Getting back to the political aspect, the maritime provinces have at least 20 Federal seats which are controlled by the rural vote. Early last summer there was an election in Prince Edward Island, and the Conservative Government passed away before the determination of the farmers to put more farmers in the Legislature. They had not organize as a Farmers’ Party or anything like that - just got mad over a few things, put up candidates who were farmers, and surprised themselves. Politics is a serious business in the maritime provinces; but it looks as if even down there the day had come when it was no longer the custom to be born of Grit or Tory parents, live as born and die as lived! Speculating as to what the future holds in store is a futile indulgence just now. In common with other parts of the world, Canada is passing through times of sudden change and confusion. But presently when the snapping of war tensions and consequent relaxations lengthen into perspective things will adjust themselves to the great era of opportunity which is opening up for Canada.

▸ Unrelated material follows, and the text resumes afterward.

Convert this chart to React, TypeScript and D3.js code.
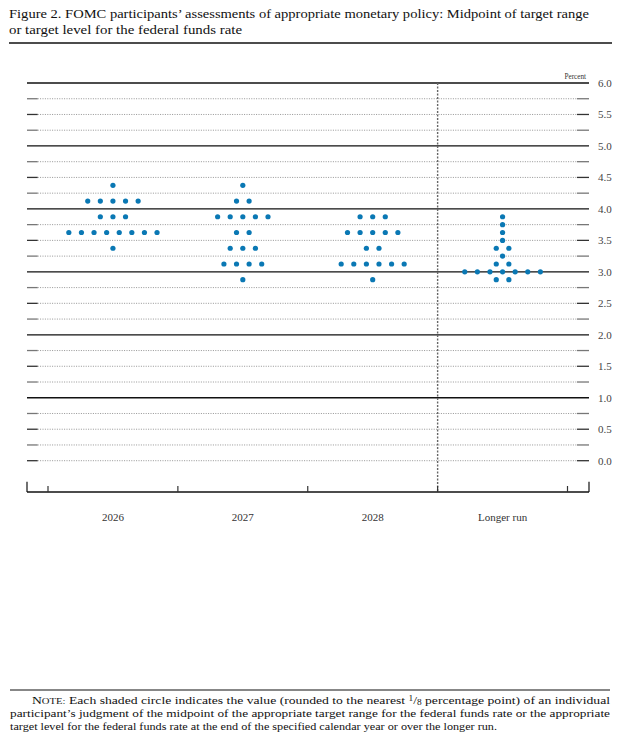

The one thing to which the average citizen can fasten is the truth that no matter what new names governments may acquire, they must base their only hope for success upon service to Canadian citizenship as a whole.
Then may the A.C. step forward and grasp them by the hand and say, like the parishioner to the new preacher, “Your sermon was very good, indeed, sir, and so instructive. We really didn’t know what sin was till you came here.”